__Task instructions__:
Look through the data below and return each line where "picture" appears.
** start Dataset entries **
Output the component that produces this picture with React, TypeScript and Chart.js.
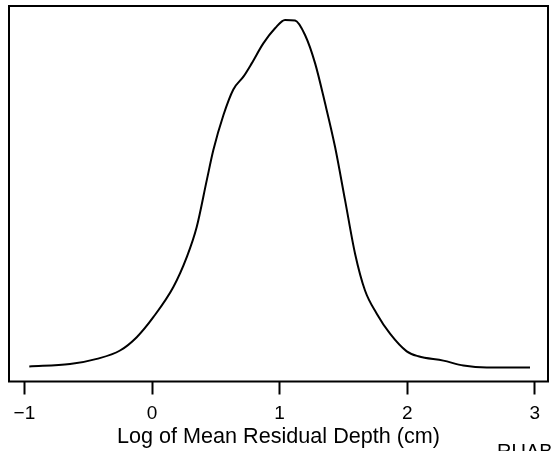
import React, { useEffect, useRef } from "react";
import { Chart, registerables } from "chart.js";

Chart.register(...registerables);

// Kernel density estimate of log mean residual depth
const logDepth = [
  -0.962, -0.643, -0.433, -0.251, -0.12, 0.01, 0.167, 0.272, 0.35, 0.429,
  0.48, 0.559, 0.637, 0.716, 0.781, 0.872, 0.964, 1.042, 1.121, 1.199, 1.278,
  1.356, 1.434, 1.513, 1.591, 1.669, 1.761, 1.865, 1.996, 2.087, 2.283, 2.44,
  2.623, 2.962,
];
const density = [
  0.004, 0.012, 0.03, 0.059, 0.105, 0.174, 0.278, 0.381, 0.485, 0.647,
  0.75, 0.871, 0.96, 1.004, 1.05, 1.119, 1.171, 1.2, 1.198, 1.148, 1.05, 0.912,
  0.762, 0.577, 0.393, 0.266, 0.186, 0.117, 0.056, 0.039, 0.024, 0.007, 0.0,
  0.0,
];
const tickValues = [-1, 0, 1, 2, 3];
const tickLabels = ["\u22121", "0", "1", "2", "3"];
const xTitle = "Log of Mean Residual Depth (cm)";
const cornerText = "RUAB";

const FONT = "'Liberation Sans', Arial, Helvetica, sans-serif";

export default function App() {
  const ref = useRef<HTMLCanvasElement | null>(null);

  useEffect(() => {
    const canvas = ref.current;
    if (!canvas) return;
    const peak = Math.max(...density);

    const framePlugin = {
      id: "frame",
      afterDraw(chart: any) {
        const { ctx, chartArea } = chart;
        ctx.save();
        ctx.strokeStyle = "#000";
        ctx.lineWidth = 2;
        ctx.strokeRect(
          chartArea.left,
          chartArea.top,
          chartArea.right - chartArea.left,
          chartArea.bottom - chartArea.top
        );
        ctx.fillStyle = "#000";
        ctx.font = `20px ${FONT}`;
        ctx.textBaseline = "alphabetic";
        ctx.textAlign = "left";
        ctx.fillText(cornerText, 497, 457.6);
        ctx.restore();
      },
    };

    const chart = new Chart(canvas, {
      type: "line",
      data: {
        datasets: [
          {
            data: logDepth.map((x, i) => ({ x, y: density[i] })),
            borderColor: "#000",
            borderWidth: 2,
            pointRadius: 0,
            fill: false,
            cubicInterpolationMode: "monotone",
          },
        ],
      },
      options: {
        animation: false,
        responsive: false,
        maintainAspectRatio: false,
        layout: { padding: { left: 9, right: 7, top: 6, bottom: 0 } },
        plugins: {
          legend: { display: false },
          tooltip: { enabled: false },
        },
        scales: {
          x: {
            type: "linear",
            min: -1.121,
            max: 3.103,
            afterBuildTicks: (scale: any) => {
              scale.ticks = tickValues.map((v) => ({ value: v }));
            },
            afterFit: (scale: any) => {
              scale.height = 69.5;
            },
            border: { display: false },
            grid: {
              drawOnChartArea: false,
              drawTicks: true,
              tickLength: 13,
              tickColor: "#000",
              tickWidth: 2,
            },
            ticks: {
              color: "#000",
              padding: 8,
              maxRotation: 0,
              autoSkip: false,
              font: { family: FONT, size: 19 },
              callback: (v: any) => {
                const i = tickValues.indexOf(Number(v));
                return i >= 0 ? tickLabels[i] : "";
              },
            },
            title: {
              display: true,
              text: xTitle,
              color: "#000",
              font: { family: FONT, size: 21.6 },
              padding: { top: 0, bottom: 1.4 },
            },
          },
          y: {
            display: false,
            min: -0.04 * peak,
            max: 1.04 * peak,
          },
        },
      },
      plugins: [framePlugin],
    } as any);

    return () => chart.destroy();
  }, []);

  return (
    <div style={{ position: "absolute", left: 0, top: 0, width: 555, height: 451, background: "#fff" }}>
      <canvas ref={ref} width={555} height={451} style={{ display: "block" }} />
    </div>
  );
}
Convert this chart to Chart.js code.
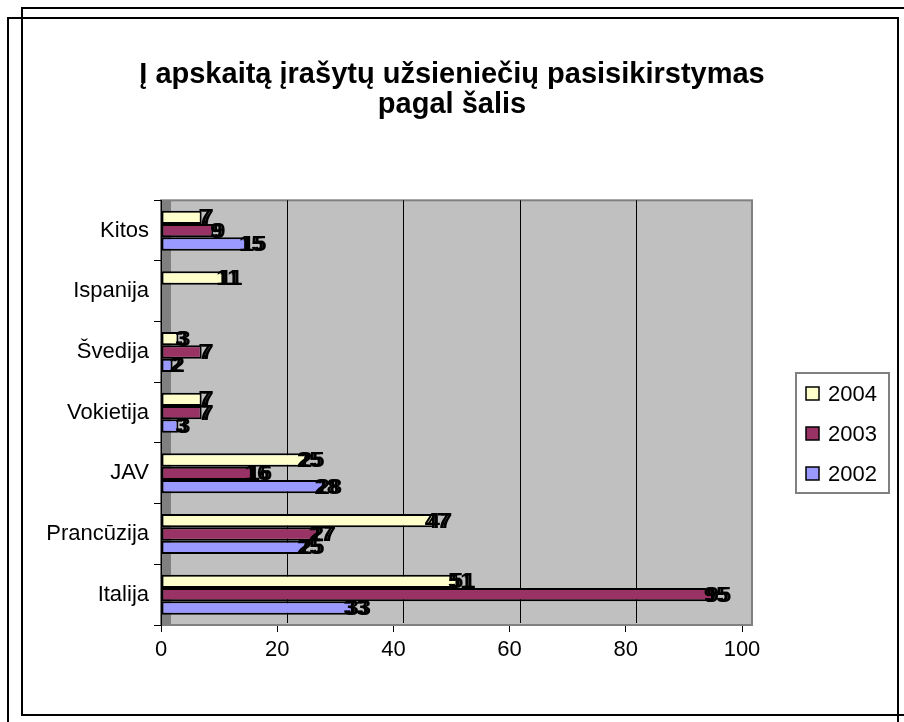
<!DOCTYPE html>
<html>
<head>
<meta charset="utf-8">
<script src="https://cdn.jsdelivr.net/npm/chart.js@4.4.1/dist/chart.umd.min.js"></script>
<style>
  body { margin: 0; background: #fff; }
  #wrap { position: relative; width: 904px; height: 722px; overflow: hidden; }
  #chart { position: absolute; left: 0; top: 0; }
  .frame { position: absolute; border: 2px solid #000; box-sizing: border-box; pointer-events: none; }
  #frameA { left: 21px; top: 7px; width: 1000px; height: 709px; }
  #frameB { left: 7px; top: 17px; width: 892px; height: 800px; }
</style>
</head>
<body>
<div id="wrap">
  <canvas id="chart" width="904" height="722"></canvas>
  <div class="frame" id="frameA"></div>
  <div class="frame" id="frameB"></div>
</div>
<script>
// duomenys
const categories = ['Kitos', 'Ispanija', 'Švedija', 'Vokietija', 'JAV', 'Prancūzija', 'Italija'];
const years = ['2004', '2003', '2002'];
const values2004 = [7, 11, 3, 7, 25, 47, 51];
const values2003 = [9, null, 7, 7, 16, 27, 95];
const values2002 = [15, null, 2, 3, 28, 25, 33];
const barColors = ['#FFFFCC', '#993366', '#9999FF'];
const xTicks = [0, 20, 40, 60, 80, 100];
const titleLines = ['Į apskaitą įrašytų užsieniečių pasisikirstymas', 'pagal šalis'];

const FONT = '"Liberation Sans", Arial, sans-serif';
const DEPTH = 10; // 3D poslinkis

// pilkas fonas + tinklelio linijos (pasislinkusios kaip 3D)
const wallPlugin = {
    id: 'wall',
    beforeDraw(chart) {
        const { ctx, chartArea: a, scales: { x } } = chart;
        ctx.save();
        ctx.fillStyle = '#C0C0C0';
        ctx.fillRect(a.left, a.top, a.right - a.left + DEPTH, a.bottom - a.top);
        ctx.strokeStyle = '#808080';
        ctx.lineWidth = 2;
        ctx.strokeRect(a.left, a.top, a.right - a.left + DEPTH, a.bottom - a.top);
        ctx.fillStyle = '#808080';
        ctx.fillRect(a.left, a.top, DEPTH, a.bottom - a.top);
        ctx.strokeStyle = '#000';
        ctx.lineWidth = 1;
        xTicks.slice(1, -1).forEach(v => {
            const px = Math.round(x.getPixelForValue(v) + DEPTH) + 0.5;
            ctx.beginPath();
            ctx.moveTo(px, a.top);
            ctx.lineTo(px, a.bottom - 2);
            ctx.stroke();
        });
        ctx.restore();
    }
};

// reikšmės prie stulpelių (dvigubas atspaudas kaip originale)
const labelPlugin = {
    id: 'barLabels',
    afterDatasetsDraw(chart) {
        const ctx = chart.ctx;
        ctx.save();
        ctx.font = 'bold 22px ' + FONT;
        ctx.fillStyle = '#000';
        ctx.textAlign = 'center';
        ctx.textBaseline = 'middle';
        chart.data.datasets.forEach((ds, i) => {
            chart.getDatasetMeta(i).data.forEach((bar, j) => {
                if (ds.data[j] == null) return;
                ctx.fillText(String(ds.data[j]), bar.x + 3, bar.y + 1);
                ctx.fillText(String(ds.data[j]), bar.x + 6, bar.y + 1);
            });
        });
        ctx.restore();
    }
};

// legenda su rėmeliu
const legendPlugin = {
    id: 'boxLegend',
    afterDraw(chart) {
        const ctx = chart.ctx;
        const box = { x: 796, y: 373, w: 93, h: 120 };
        ctx.save();
        ctx.fillStyle = '#fff';
        ctx.fillRect(box.x, box.y, box.w, box.h);
        ctx.strokeStyle = '#808080';
        ctx.lineWidth = 2;
        ctx.strokeRect(box.x, box.y, box.w, box.h);
        ctx.font = '22px ' + FONT;
        ctx.textBaseline = 'middle';
        chart.data.datasets.forEach((ds, i) => {
            const cy = box.y + 21 + i * 40;
            ctx.fillStyle = ds.backgroundColor;
            ctx.fillRect(806, cy - 7, 13, 13);
            ctx.strokeStyle = '#000';
            ctx.lineWidth = 1.5;
            ctx.strokeRect(806, cy - 7, 13, 13);
            ctx.fillStyle = '#000';
            ctx.fillText(ds.label, 828, cy + 1);
        });
        ctx.restore();
    }
};

const seriesValues = [values2004, values2003, values2002];

new Chart(document.getElementById('chart'), {
    type: 'bar',
    data: {
        labels: categories,
        datasets: years.map((y, i) => ({
            label: y,
            data: seriesValues[i],
            backgroundColor: barColors[i],
            borderColor: '#000',
            borderWidth: 2,
            borderSkipped: false,
            categoryPercentage: 0.66,
            barPercentage: 1
        }))
    },
    options: {
        indexAxis: 'y',
        responsive: false,
        animation: false,
        layout: { padding: 0 },
        plugins: {
            legend: { display: false },
            tooltip: { enabled: false },
            title: {
                display: true,
                text: titleLines,
                color: '#000',
                font: { family: FONT, size: 29, weight: 'bold', lineHeight: 1.04 },
                padding: { top: 60, bottom: 80 }
            }
        },
        scales: {
            x: {
                min: 0,
                max: 100,
                afterFit(scale) { scale.height = 97; },
                afterBuildTicks(scale) { scale.ticks = xTicks.map(v => ({ value: v })); },
                ticks: { color: '#000', font: { family: FONT, size: 22 }, padding: 5 },
                grid: { drawOnChartArea: false, drawTicks: true, tickLength: 7, color: '#000' },
                border: { display: true, color: '#808080' }
            },
            y: {
                afterFit(scale) { scale.width = 161; },
                ticks: { color: '#000', font: { family: FONT, size: 22 }, padding: 5 },
                grid: { drawOnChartArea: false, offset: true, tickLength: 7, color: '#000' },
                border: { display: true, color: '#000', width: 1 }
            },
            // tuščia ašis dešinėje – vieta legendai
            spacer: {
                axis: 'y',
                position: 'right',
                display: true,
                afterFit(scale) { scale.width = 162; },
                ticks: { display: false },
                grid: { display: false },
                border: { display: false }
            }
        }
    },
    plugins: [wallPlugin, labelPlugin, legendPlugin]
});
</script>
</body>
</html>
** end Dataset entries **
__Task answer__:
Output the component that produces this picture with React, TypeScript and Chart.js.

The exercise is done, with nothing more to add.